Обитель лилий - страница 8
Оглядываясь назад, Герберт никого, кроме себя, не винил. Вместо откровений с психотерапевтом он, сам того не осознавая, шагнул под машину – и, чудом спасшийся, убедил окружающих, что по невнимательности поскользнулся на льду. Это стало началом конца, первым выстрелом, оказавшимся холостым. Затем на охоте он порезал палец – ничего особенного, частый случай. Только вот физическая боль принесла мимолетное успокоение. Вернувшись домой, он из интереса порезал себе предплечье. Вспорол вену. Ни алкоголь, ни секс не приносили ему такого спокойствия, как кровь, стремительно покидающая тело, и близость смерти – долгожданного душевного штиля. А дальше жизнь стала похожа на беспросветный туман. Ночью вспарывать вены, чтобы хоть что-то почувствовать, днем – улыбаться, подавая перспективные надежды. Когда сидишь в рубашке Stefano Ricci, никому в голову не придет, что под ней не успевают зажить раны, потому что их по новой вскрывают, чтобы было еще больнее. Ему бы полчище детишек да тучную полногрудую жену, вот тогда жизнь заиграет красками, – так говорят счастливые люди? Наскучит – подцепит молоденькую студентку, и краски вновь вольются в осточертевшие будни.

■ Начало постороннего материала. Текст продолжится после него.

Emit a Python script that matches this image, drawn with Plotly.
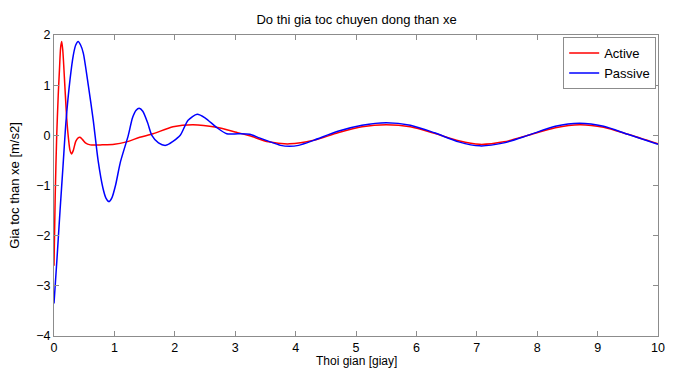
import plotly.graph_objects as go

# Body acceleration response, active vs passive suspension
t_active = [0, 0.02, 0.045, 0.07, 0.09, 0.11, 0.127, 0.145, 0.18, 0.21, 0.24, 0.265,
            0.29, 0.32, 0.36, 0.4, 0.43, 0.47, 0.52, 0.6, 0.8, 1.0, 1.2, 1.42, 1.64,
            1.97, 2.3, 2.69, 3.02, 3.24, 3.55, 3.9, 4.3, 4.7, 5.1, 5.5, 5.9, 6.3, 6.7,
            7.05, 7.45, 7.85, 8.3, 8.7, 9.1, 9.5, 10]
a_active = [-2.6, -1.2, 0.0, 0.8, 1.3, 1.75, 1.87, 1.7, 0.98, 0.35, -0.07, -0.3,
            -0.37, -0.3, -0.12, -0.05, -0.04, -0.08, -0.15, -0.19, -0.19, -0.18, -0.13, -0.04, 0.03,
            0.17, 0.21, 0.16, 0.06, -0.01, -0.13, -0.17, -0.1, 0.05, 0.17, 0.21, 0.17, 0.04, -0.11,
            -0.18, -0.13, 0.0, 0.15, 0.21, 0.16, 0.02, -0.17]

t_passive = [0, 0.05, 0.1, 0.15, 0.2, 0.265, 0.32, 0.36, 0.4, 0.44, 0.485, 0.57, 0.65,
             0.73, 0.81, 0.86, 0.91, 0.96, 1.02, 1.1, 1.23, 1.3, 1.36, 1.41, 1.47, 1.55,
             1.62, 1.73, 1.85, 1.97, 2.09, 2.22, 2.37, 2.5, 2.69, 2.86, 3.05, 3.24, 3.4,
             3.58, 3.75, 3.9, 4.05, 4.3, 4.7, 5.1, 5.5, 5.9, 6.3, 6.7, 7.05, 7.45, 7.85,
             8.3, 8.7, 9.1, 9.5, 10]
a_passive = [-3.35, -2.45, -1.5, -0.6, 0.3, 1.11, 1.6, 1.8, 1.87, 1.8, 1.64, 0.98, 0.3,
             -0.5, -1.05, -1.25, -1.32, -1.24, -0.99, -0.53, 0.0, 0.35, 0.5, 0.54, 0.48, 0.25,
             0.0, -0.15, -0.2, -0.12, 0.0, 0.3, 0.42, 0.35, 0.16, 0.03, 0.03, 0.02, -0.05,
             -0.13, -0.2, -0.22, -0.2, -0.1, 0.08, 0.2, 0.25, 0.2, 0.05, -0.13, -0.21, -0.15, 0.0,
             0.18, 0.24, 0.18, 0.02, -0.18]

x_ticks = [0, 1, 2, 3, 4, 5, 6, 7, 8, 9, 10]
y_ticks = [-4, -3, -2, -1, 0, 1, 2]

font_family = "Liberation Sans, Arial, sans-serif"

fig = go.Figure()
fig.add_trace(go.Scatter(x=t_active, y=a_active, mode="lines", name="Active",
                         line=dict(color="#ff0000", width=1.5, shape="spline", smoothing=0.7)))
fig.add_trace(go.Scatter(x=t_passive, y=a_passive, mode="lines", name="Passive",
                         line=dict(color="#0000ff", width=1.5, shape="spline", smoothing=0.7)))

axis_common = dict(showline=True, linecolor="#8c8c8c", linewidth=1, mirror="ticks",
                   ticks="inside", ticklen=5, tickcolor="#8c8c8c", showgrid=False,
                   zeroline=False, automargin=False,
                   tickfont=dict(size=12.5, color="#000000", family=font_family))

fig.update_layout(
    width=683, height=369,
    margin=dict(l=54, r=25, t=35, b=33),
    paper_bgcolor="white", plot_bgcolor="white",
    font=dict(family=font_family, size=13, color="#000000"),
    title=dict(text="Do thi gia toc chuyen dong than xe", x=0.522, xanchor="center",
               y=0.948, yanchor="middle", font=dict(size=13)),
    xaxis=dict(range=[0, 10], tickvals=x_ticks, **axis_common),
    yaxis=dict(range=[-4, 2], tickvals=y_ticks, **axis_common),
    legend=dict(x=0.997, y=0.993, xanchor="right", yanchor="top",
                bordercolor="#8c8c8c", borderwidth=1, bgcolor="white",
                font=dict(size=13), tracegroupgap=0, itemwidth=30),
    showlegend=True,
    annotations=[
        dict(text="Thoi gian [giay]", xref="paper", yref="paper", x=0.5, y=-0.083,
             xanchor="center", yanchor="middle", showarrow=False, borderpad=0,
             font=dict(size=12)),
        dict(text="Gia toc than xe [m/s2]", xref="paper", yref="paper", x=-0.066, y=0.5,
             xanchor="center", yanchor="middle", textangle=-90, showarrow=False,
             borderpad=0, font=dict(size=13)),
    ],
)

fig.write_html("out.html")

Обычная жизнь среднестатистического человека – проснуться, чтобы отработать во благо других, и заснуть, чтобы вновь проснуться. Налаженный обществом и восхваляемый им же механизм, гарантирующий одобрение. В Герберте не было цепкой хватки, которой обладал его отец, поднявший до небывалых высот семейный бизнес; не было безумия, благодаря которому он мог бы бросить то, что глубоко осточертело, отказаться от неподходящего и причинявшего мучения, настоять на собственных предпочтениях и выстроить жизнь так, чтобы гордиться ею, а не жаждать чьего-либо одобрения. Ему казалось, что так делают сумасшедшие, начисто лишенные здравого смысла. И что в итоге, кто в действительности оказался сумасшедшим? У кого крыша съехала до такой степени, что однажды он физически больше не мог встать с постели? Вопросы, конечно, риторические. Показывать пальцем неприлично.
– Люсьен обещала навестить тебя, – щебечет Эйфемия Барбье. – Здорово, что вы поддерживаете друг друга и продолжаете дружить даже в непростые времена.

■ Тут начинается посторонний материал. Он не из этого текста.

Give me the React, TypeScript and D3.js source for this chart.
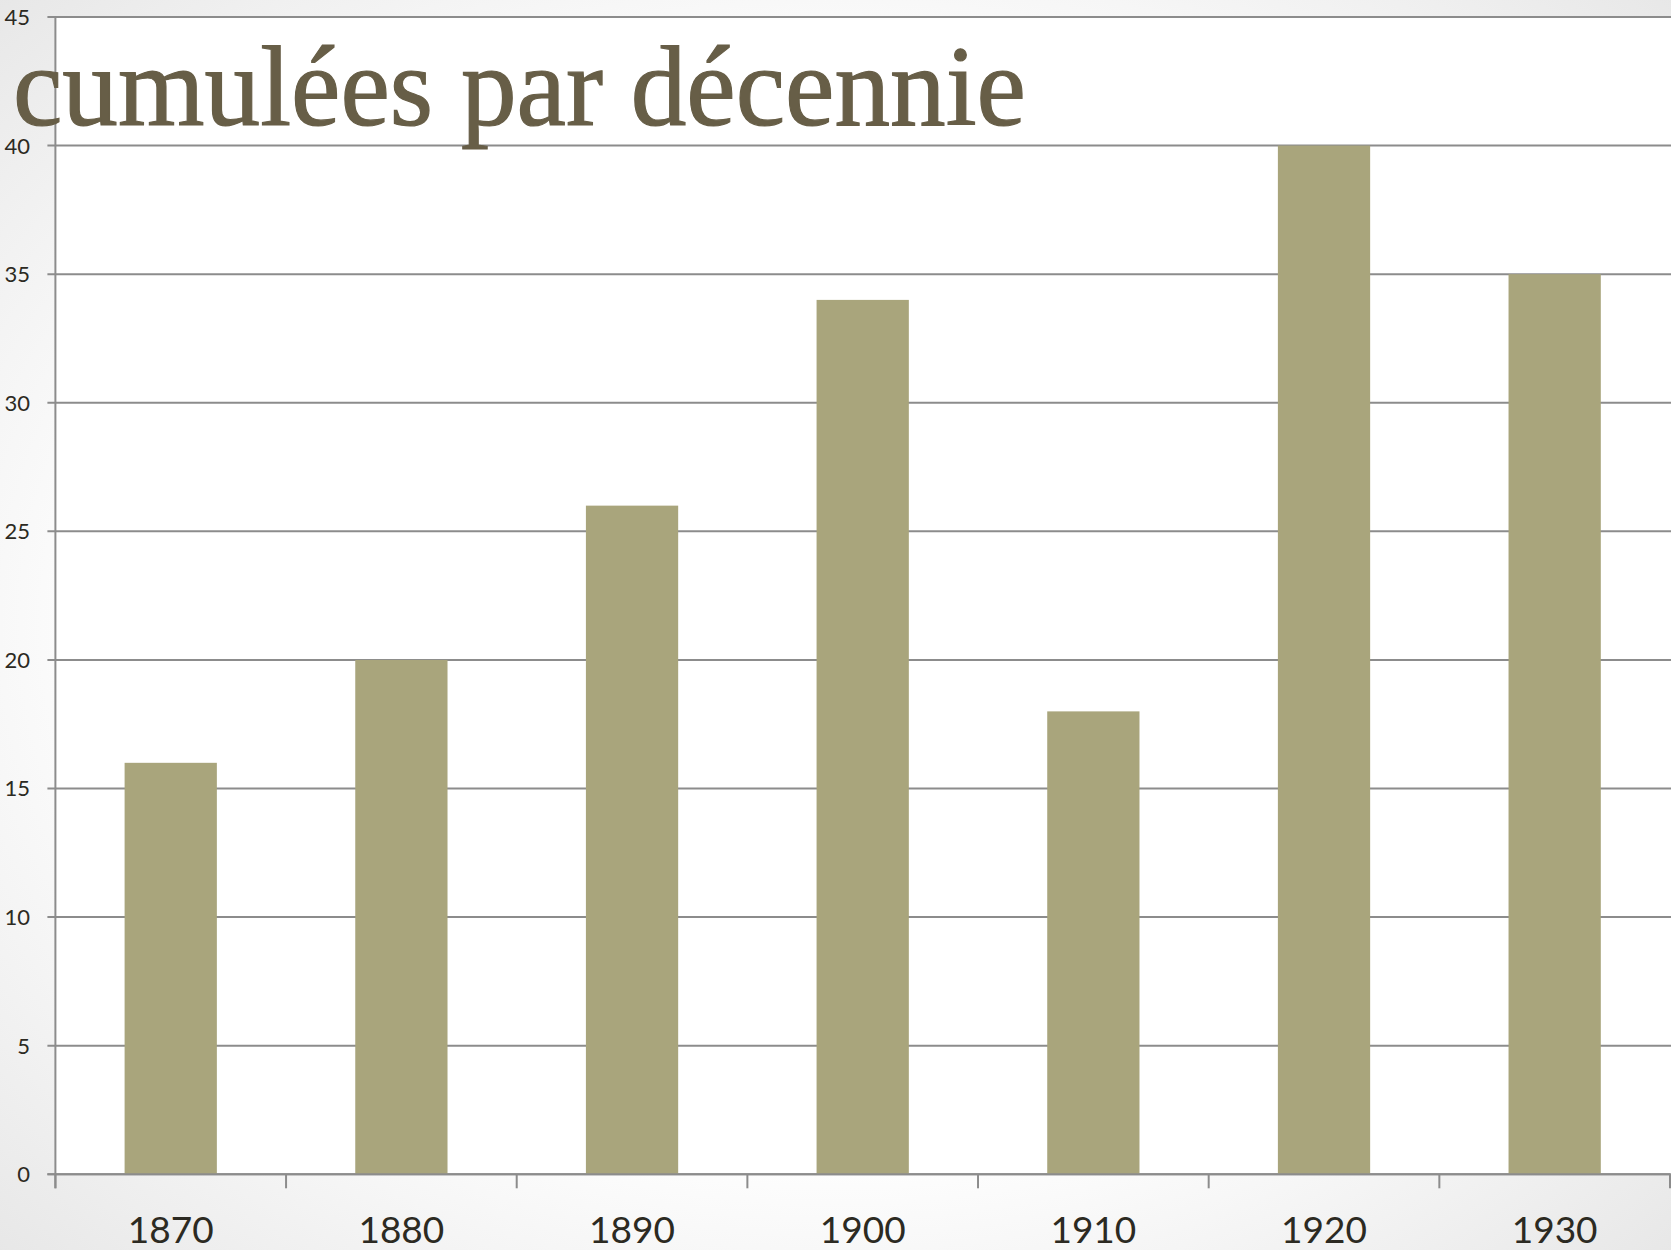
import React from "react";
import * as d3 from "d3";

const decades: string[] = ["1870", "1880", "1890", "1900", "1910", "1920", "1930"];
const counts: number[] = [16, 20, 26, 34, 18, 40, 35];
const yTicks: number[] = [0, 5, 10, 15, 20, 25, 30, 35, 40, 45];
const titleText = "cumulées par décennie";

const W = 1671;
const H = 1250;
const left = 55.4;
const right = 1670;
const top = 17;
const bottom = 1174.3;

export default function App() {
  const x = d3
    .scaleBand<string>()
    .domain(decades)
    .range([left, right])
    .paddingInner(0.6)
    .paddingOuter(0.3);
  const y = d3.scaleLinear().domain([0, 45]).range([bottom, top]);
  const step = x.step();
  const tickXs = d3.range(decades.length + 1).map((i) => left + i * step);

  return (
    <svg
      width={W}
      height={H}
      style={{ position: "absolute", left: 0, top: 0, display: "block" }}
    >
      <defs>
        <radialGradient id="bg" cx="0.5" cy="0.5" r="0.75">
          <stop offset="0.55" stopColor="#ffffff" />
          <stop offset="1" stopColor="#e4e4e4" />
        </radialGradient>
      </defs>
      <rect x={0} y={0} width={W} height={H} fill="url(#bg)" />
      <rect x={left} y={top} width={W - left} height={bottom - top} fill="#ffffff" />

      {/* gridlines */}
      {yTicks.map((t) => (
        <line
          key={"g" + t}
          x1={left - 8}
          x2={W}
          y1={y(t)}
          y2={y(t)}
          stroke="#8c8c8c"
          strokeWidth={2}
        />
      ))}

      {/* bars */}
      {decades.map((d, i) => (
        <rect
          key={d}
          x={x(d)}
          y={y(counts[i])}
          width={x.bandwidth()}
          height={y(0) - y(counts[i])}
          fill="#A9A57C"
        />
      ))}

      {/* zero baseline over bars */}
      <line x1={left - 8} x2={right} y1={y(0)} y2={y(0)} stroke="#8c8c8c" strokeWidth={2} />

      {/* y axis */}
      <line x1={left} x2={left} y1={top} y2={bottom + 14} stroke="#8c8c8c" strokeWidth={2} />
      {tickXs.map((tx, i) => (
        <line
          key={"t" + i}
          x1={tx}
          x2={tx}
          y1={bottom}
          y2={bottom + 14}
          stroke="#8c8c8c"
          strokeWidth={2}
        />
      ))}

      {/* y tick labels */}
      {yTicks.map((t) => (
        <text
          key={"yl" + t}
          x={30}
          y={y(t)}
          dy="0.36em"
          textAnchor="end"
          fontFamily="Lato, 'Open Sans', sans-serif"
          fontSize={22}
          fill="#2c2a22"
        >
          {t}
        </text>
      ))}

      {/* x labels */}
      {decades.map((d) => (
        <text
          key={"xl" + d}
          x={(x(d) as number) + x.bandwidth() / 2}
          y={1243}
          textAnchor="middle"
          fontFamily="Lato, 'Open Sans', sans-serif"
          fontSize={37}
          fill="#2c2a22"
        >
          {d}
        </text>
      ))}

      {/* title */}
      <text
        x={13}
        y={125}
        fontFamily="'Liberation Serif', 'DejaVu Serif', serif"
        fontSize={114}
        fill="#675E47"
        stroke="#675E47"
        strokeWidth={1.2}
        textLength={1013}
        lengthAdjust="spacingAndGlyphs"
      >
        {titleText}
      </text>
    </svg>
  );
}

«Дружить, – думает Герберт, не отрывая от матери взгляда. – Люсьен и правда очень дружелюбна, особенно когда дело касается мужчин, с которыми она кувыркается».

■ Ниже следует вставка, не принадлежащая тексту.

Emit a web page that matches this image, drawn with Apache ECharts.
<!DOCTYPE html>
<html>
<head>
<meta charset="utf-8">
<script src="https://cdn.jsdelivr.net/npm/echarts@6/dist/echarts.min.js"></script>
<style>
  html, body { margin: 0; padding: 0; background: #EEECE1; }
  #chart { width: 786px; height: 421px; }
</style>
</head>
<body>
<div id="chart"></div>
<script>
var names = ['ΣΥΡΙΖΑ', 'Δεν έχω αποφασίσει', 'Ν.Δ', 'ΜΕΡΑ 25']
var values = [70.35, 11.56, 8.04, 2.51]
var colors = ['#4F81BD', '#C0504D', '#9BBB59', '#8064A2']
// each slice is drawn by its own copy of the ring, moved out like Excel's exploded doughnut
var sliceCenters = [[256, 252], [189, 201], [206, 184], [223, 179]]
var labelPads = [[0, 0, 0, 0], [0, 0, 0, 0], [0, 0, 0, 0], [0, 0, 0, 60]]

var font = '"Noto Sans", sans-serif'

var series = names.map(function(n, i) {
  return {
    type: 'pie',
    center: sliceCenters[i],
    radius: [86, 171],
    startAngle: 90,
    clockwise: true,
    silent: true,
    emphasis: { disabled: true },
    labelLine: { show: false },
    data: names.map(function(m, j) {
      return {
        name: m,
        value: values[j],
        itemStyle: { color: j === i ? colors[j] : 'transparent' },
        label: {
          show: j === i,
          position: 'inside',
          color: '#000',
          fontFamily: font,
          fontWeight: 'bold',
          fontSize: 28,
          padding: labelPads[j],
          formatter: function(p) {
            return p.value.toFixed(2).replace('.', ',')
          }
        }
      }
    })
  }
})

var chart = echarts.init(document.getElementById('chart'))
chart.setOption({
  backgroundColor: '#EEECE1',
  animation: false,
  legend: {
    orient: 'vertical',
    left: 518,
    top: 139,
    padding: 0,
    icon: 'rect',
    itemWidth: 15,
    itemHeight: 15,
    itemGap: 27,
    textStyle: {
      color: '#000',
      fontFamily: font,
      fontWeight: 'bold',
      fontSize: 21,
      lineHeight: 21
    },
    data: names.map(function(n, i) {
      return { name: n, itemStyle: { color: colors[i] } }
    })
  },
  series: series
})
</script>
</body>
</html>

– Да, здорово, – кивает он в ответ. Не хочется расстраивать мать, рубя с плеча, она и без того не заслужила той участи, на которую он ее обрек. – Как твое самочувствие? Сейчас, кажется, середина июля, твоя резеда расцвела?
– Ты помнишь! – сияет Эйфемия. Герберту не нужно быть светилом медицины, чтобы видеть за пеленой этих отвлеченных и бессмысленных разговоров боль, стискивающую материнское сердце. – Все по-старому, на природе сейчас хорошо. Ужинаем на веранде. Найна довольна: наевшись, закапывает кости в саду. Глупышка, ну да что с нее взять? Резеда благоухает, ты же знаешь, сколько я с ней намучилась. Все страдания рано или поздно вознаграждаются.
«Правда ли? – он устало моргает, борясь с сонливостью. – Пусть будет так, как она говорит. И пусть это окажется для нее действительностью за то, что я ей причинил и продолжаю причинять».
– Я привезла тебе книги. Больше, конечно, юридических. Нельзя надолго уходить из профессии, сам понимаешь.
Эйфемия роется в сумке и достает оттуда стопку, перевязанную лентой.